WRITTEN PROBLEM | Please write the listing below out again exactly, leaving every picture behind.

AVAILABLE DATA |

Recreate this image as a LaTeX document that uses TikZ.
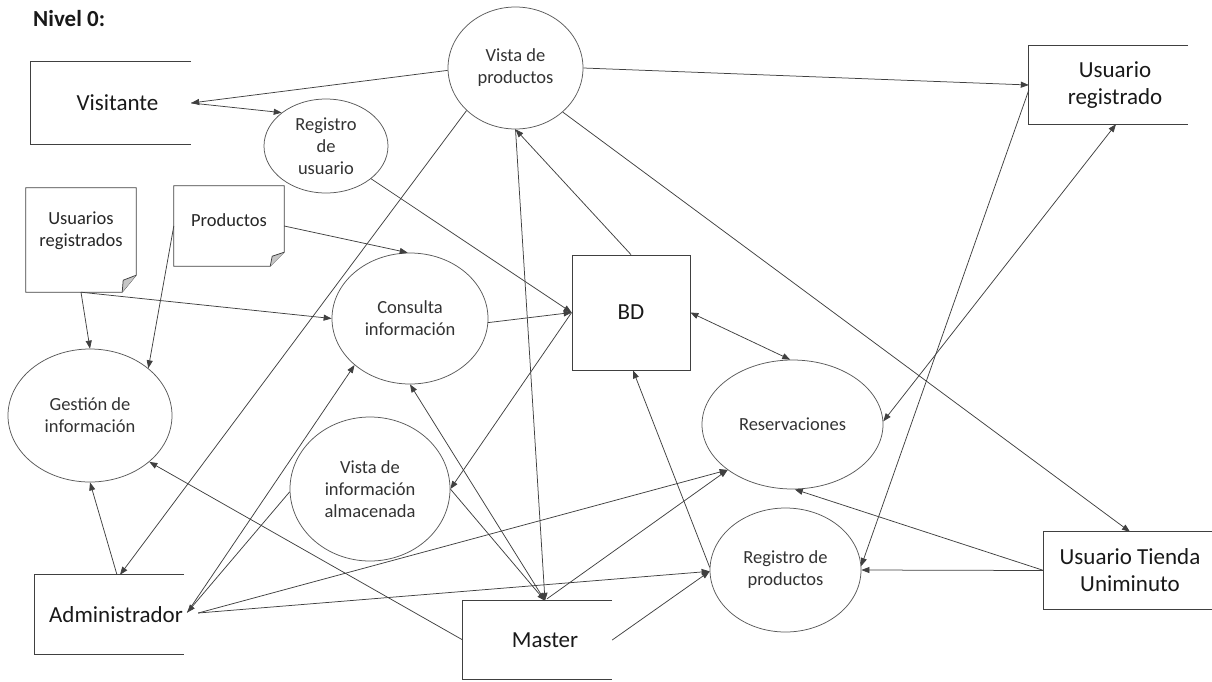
\documentclass[tikz,border=0pt]{standalone}
\usepackage{fontspec}
\setmainfont{Carlito}
\usetikzlibrary{arrows.meta,shapes.geometric,calc}

\tikzset{
  ln/.style={draw=black!75, line width=0.75pt},
  flow/.style={ln, -{Triangle[length=8pt,width=6pt]}},
  bflow/.style={ln, {Triangle[length=8pt,width=6pt]}-{Triangle[length=8pt,width=6pt]}},
  proc/.style={ellipse, draw=black!65, line width=0.75pt, inner sep=0pt, align=center,
    font=\fontsize{18.5}{22}\selectfont, text=black!80},
  entity/.style={rectangle, draw=none, inner sep=0pt},
  etext/.style={align=center, inner sep=0pt, font=\fontsize{23}{27}\selectfont, text=black!90},
  store/.style={rectangle, draw=none, inner sep=0pt},
  doctext/.style={align=center, inner sep=0pt, font=\fontsize{18.5}{22}\selectfont, text=black!85},
}

% external entity drawn as a box left open on its right side
\newcommand\openframe[1]{\draw[ln] (#1.north east) -- (#1.north west) -- (#1.south west) -- (#1.south east);}

\begin{document}
\begin{tikzpicture}[x=1pt,y=-1pt]
\useasboundingbox (0,0) rectangle (1212,681);

\node[anchor=west, inner sep=0pt, font=\bfseries\fontsize{23}{27}\selectfont, text=black!90] (title) at (33,19) {Nivel 0:};

% processes
\node[proc, minimum width=135pt, minimum height=122pt] (vprod) at (515.5,68) {Vista de\\productos};
\node[proc, minimum width=124pt, minimum height=94pt] (regu) at (326,146) {Registro\\de\\usuario};
\node[proc, minimum width=156pt, minimum height=131pt] (cons) at (410,318.5) {Consulta\\información};
\node[proc, minimum width=164pt, minimum height=133pt] (ges) at (90,415.5) {Gestión de\\información};
\node[proc, minimum width=160pt, minimum height=144pt] (vinf) at (370,489) {Vista de\\información\\almacenada};
\node[proc, minimum width=181pt, minimum height=129pt] (res) at (792.5,424.5) {Reservaciones};
\node[proc, minimum width=151pt, minimum height=124pt] (rprod) at (785.5,570) {Registro de\\productos};

% external entities
\node[entity, minimum width=160pt, minimum height=82pt, label={[etext,xshift=6.5pt]center:Visitante}] (vis) at (111,103) {};
\node[entity, minimum width=159pt, minimum height=78pt, label={[etext,xshift=6.5pt]center:Usuario\\registrado}] (ureg) at (1108.5,85) {};
\node[entity, minimum width=149pt, minimum height=79pt, label={[etext,xshift=6.5pt]center:Administrador}] (adm) at (109.5,614.5) {};
\node[entity, minimum width=149pt, minimum height=78pt, label={[etext,xshift=7.5pt]center:Master}] (mas) at (537.5,640) {};
\node[entity, minimum width=168pt, minimum height=77pt, label={[etext,xshift=2pt]center:Usuario Tienda\\Uniminuto}] (ut) at (1128,570.5) {};
\openframe{vis}
\openframe{ureg}
\openframe{adm}
\openframe{mas}
\openframe{ut}

% data base
\node[rectangle, ln, inner sep=0pt, minimum width=118pt, minimum height=115pt,
  font=\fontsize{23}{27}\selectfont, text=black!90] (bd) at (631,312.5) {BD};

% documents with a folded corner
\node[store, minimum width=110pt, minimum height=104pt, label={[doctext,yshift=9pt]center:Usuarios\\registrados}] (udoc) at (81,240) {};
\node[store, minimum width=110pt, minimum height=80pt, label={[doctext,yshift=6pt]center:Productos}] (pdoc) at (229,226) {};
\draw[ln] (udoc.north west) -- (udoc.north east) -- ([yshift=17pt]udoc.south east)
  -- ([xshift=-14pt]udoc.south east) -- (udoc.south west) -- cycle;
\draw[ln, fill=gray!45] ([yshift=17pt]udoc.south east) -- ([xshift=-13pt,yshift=12pt]udoc.south east)
  -- ([xshift=-14pt]udoc.south east);
\draw[ln] (pdoc.north west) -- (pdoc.north east) -- ([yshift=14pt]pdoc.south east)
  -- ([xshift=-14pt]pdoc.south east) -- (pdoc.south west) -- cycle;
\draw[ln, fill=gray!45] ([yshift=14pt]pdoc.south east) -- ([xshift=-12pt,yshift=10pt]pdoc.south east)
  -- ([xshift=-14pt]pdoc.south east);

% data flows
\draw[flow] (vprod.182) -- (vis.east);
\draw[flow] (vis.east) -- (regu.143);
\draw[flow] (regu.-36) -- (bd.west);
\draw[flow] (pdoc.east) -- (cons.92);
\draw[flow] (udoc.south) -- (cons.west);
\draw[flow] (udoc.south) -- (ges.north);
\draw[flow] (pdoc.west) -- (ges.39);
\draw[flow] ([xshift=7.5pt]adm.north) -- (ges.south);
\draw[flow] (vprod.221) -- ([xshift=10.5pt]adm.north);
\draw[flow] (cons.-3) -- (bd.west);
\draw[flow] (bd.west) -- (vinf.east);
\draw[flow] (bd.north) -- (vprod.south);
\draw[flow] (vprod.south) -- ([xshift=7.5pt]mas.north);
\draw[flow] ([xshift=7.5pt]mas.north) -- (cons.south);
\draw[flow] (vinf.east) -- ([xshift=7.5pt]mas.north);
\draw[flow] ([xshift=3pt,yshift=2pt]adm.east) -- (cons.220);
\draw[flow] (vinf.182) -- ([xshift=3pt,yshift=2pt]adm.east);
\draw[flow] ([xshift=14pt,yshift=1.5pt]adm.east) -- (res.215);
\draw[flow] ([xshift=14pt,yshift=1.5pt]adm.east) -- (rprod.181);
\draw[flow] ([xshift=9.5pt,yshift=2pt]mas.north) -- (res.215);
\draw[flow] (mas.east) -- (rprod.181);
\draw[flow] (mas.west) -- (ges.-38);
\draw[flow] (rprod.178) -- ([xshift=2pt]bd.south);
\draw[bflow] (bd.east) -- (res.92);
\draw[flow] (ut.west) -- (res.-88);
\draw[flow] (ut.west) -- (rprod.east);
\draw[flow] (vprod.-43) -- ([xshift=2pt]ut.north);
\draw[flow] (vprod.east) -- (ureg.west);
\draw[flow] ([yshift=-5pt]ureg.west) -- (rprod.3);
\draw[bflow] ([xshift=7.5pt]ureg.south) -- (res.2);
\end{tikzpicture}
\end{document}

EXPECTED ANSWER |
Recreate this image as a LaTeX document that uses TikZ.
\documentclass[tikz,border=0pt]{standalone}
\usepackage{fontspec}
\setmainfont{Carlito}
\usetikzlibrary{arrows.meta,shapes.geometric,calc}

\tikzset{
  ln/.style={draw=black!75, line width=0.75pt},
  flow/.style={ln, -{Triangle[length=8pt,width=6pt]}},
  bflow/.style={ln, {Triangle[length=8pt,width=6pt]}-{Triangle[length=8pt,width=6pt]}},
  proc/.style={ellipse, draw=black!65, line width=0.75pt, inner sep=0pt, align=center,
    font=\fontsize{18.5}{22}\selectfont, text=black!80},
  entity/.style={rectangle, draw=none, inner sep=0pt},
  etext/.style={align=center, inner sep=0pt, font=\fontsize{23}{27}\selectfont, text=black!90},
  store/.style={rectangle, draw=none, inner sep=0pt},
  doctext/.style={align=center, inner sep=0pt, font=\fontsize{18.5}{22}\selectfont, text=black!85},
}

% external entity drawn as a box left open on its right side
\newcommand\openframe[1]{\draw[ln] (#1.north east) -- (#1.north west) -- (#1.south west) -- (#1.south east);}

\begin{document}
\begin{tikzpicture}[x=1pt,y=-1pt]
\useasboundingbox (0,0) rectangle (1212,681);

\node[anchor=west, inner sep=0pt, font=\bfseries\fontsize{23}{27}\selectfont, text=black!90] (title) at (33,19) {Nivel 0:};

% processes
\node[proc, minimum width=135pt, minimum height=122pt] (vprod) at (515.5,68) {Vista de\\productos};
\node[proc, minimum width=124pt, minimum height=94pt] (regu) at (326,146) {Registro\\de\\usuario};
\node[proc, minimum width=156pt, minimum height=131pt] (cons) at (410,318.5) {Consulta\\información};
\node[proc, minimum width=164pt, minimum height=133pt] (ges) at (90,415.5) {Gestión de\\información};
\node[proc, minimum width=160pt, minimum height=144pt] (vinf) at (370,489) {Vista de\\información\\almacenada};
\node[proc, minimum width=181pt, minimum height=129pt] (res) at (792.5,424.5) {Reservaciones};
\node[proc, minimum width=151pt, minimum height=124pt] (rprod) at (785.5,570) {Registro de\\productos};

% external entities
\node[entity, minimum width=160pt, minimum height=82pt, label={[etext,xshift=6.5pt]center:Visitante}] (vis) at (111,103) {};
\node[entity, minimum width=159pt, minimum height=78pt, label={[etext,xshift=6.5pt]center:Usuario\\registrado}] (ureg) at (1108.5,85) {};
\node[entity, minimum width=149pt, minimum height=79pt, label={[etext,xshift=6.5pt]center:Administrador}] (adm) at (109.5,614.5) {};
\node[entity, minimum width=149pt, minimum height=78pt, label={[etext,xshift=7.5pt]center:Master}] (mas) at (537.5,640) {};
\node[entity, minimum width=168pt, minimum height=77pt, label={[etext,xshift=2pt]center:Usuario Tienda\\Uniminuto}] (ut) at (1128,570.5) {};
\openframe{vis}
\openframe{ureg}
\openframe{adm}
\openframe{mas}
\openframe{ut}

% data base
\node[rectangle, ln, inner sep=0pt, minimum width=118pt, minimum height=115pt,
  font=\fontsize{23}{27}\selectfont, text=black!90] (bd) at (631,312.5) {BD};

% documents with a folded corner
\node[store, minimum width=110pt, minimum height=104pt, label={[doctext,yshift=9pt]center:Usuarios\\registrados}] (udoc) at (81,240) {};
\node[store, minimum width=110pt, minimum height=80pt, label={[doctext,yshift=6pt]center:Productos}] (pdoc) at (229,226) {};
\draw[ln] (udoc.north west) -- (udoc.north east) -- ([yshift=17pt]udoc.south east)
  -- ([xshift=-14pt]udoc.south east) -- (udoc.south west) -- cycle;
\draw[ln, fill=gray!45] ([yshift=17pt]udoc.south east) -- ([xshift=-13pt,yshift=12pt]udoc.south east)
  -- ([xshift=-14pt]udoc.south east);
\draw[ln] (pdoc.north west) -- (pdoc.north east) -- ([yshift=14pt]pdoc.south east)
  -- ([xshift=-14pt]pdoc.south east) -- (pdoc.south west) -- cycle;
\draw[ln, fill=gray!45] ([yshift=14pt]pdoc.south east) -- ([xshift=-12pt,yshift=10pt]pdoc.south east)
  -- ([xshift=-14pt]pdoc.south east);

% data flows
\draw[flow] (vprod.182) -- (vis.east);
\draw[flow] (vis.east) -- (regu.143);
\draw[flow] (regu.-36) -- (bd.west);
\draw[flow] (pdoc.east) -- (cons.92);
\draw[flow] (udoc.south) -- (cons.west);
\draw[flow] (udoc.south) -- (ges.north);
\draw[flow] (pdoc.west) -- (ges.39);
\draw[flow] ([xshift=7.5pt]adm.north) -- (ges.south);
\draw[flow] (vprod.221) -- ([xshift=10.5pt]adm.north);
\draw[flow] (cons.-3) -- (bd.west);
\draw[flow] (bd.west) -- (vinf.east);
\draw[flow] (bd.north) -- (vprod.south);
\draw[flow] (vprod.south) -- ([xshift=7.5pt]mas.north);
\draw[flow] ([xshift=7.5pt]mas.north) -- (cons.south);
\draw[flow] (vinf.east) -- ([xshift=7.5pt]mas.north);
\draw[flow] ([xshift=3pt,yshift=2pt]adm.east) -- (cons.220);
\draw[flow] (vinf.182) -- ([xshift=3pt,yshift=2pt]adm.east);
\draw[flow] ([xshift=14pt,yshift=1.5pt]adm.east) -- (res.215);
\draw[flow] ([xshift=14pt,yshift=1.5pt]adm.east) -- (rprod.181);
\draw[flow] ([xshift=9.5pt,yshift=2pt]mas.north) -- (res.215);
\draw[flow] (mas.east) -- (rprod.181);
\draw[flow] (mas.west) -- (ges.-38);
\draw[flow] (rprod.178) -- ([xshift=2pt]bd.south);
\draw[bflow] (bd.east) -- (res.92);
\draw[flow] (ut.west) -- (res.-88);
\draw[flow] (ut.west) -- (rprod.east);
\draw[flow] (vprod.-43) -- ([xshift=2pt]ut.north);
\draw[flow] (vprod.east) -- (ureg.west);
\draw[flow] ([yshift=-5pt]ureg.west) -- (rprod.3);
\draw[bflow] ([xshift=7.5pt]ureg.south) -- (res.2);
\end{tikzpicture}
\end{document}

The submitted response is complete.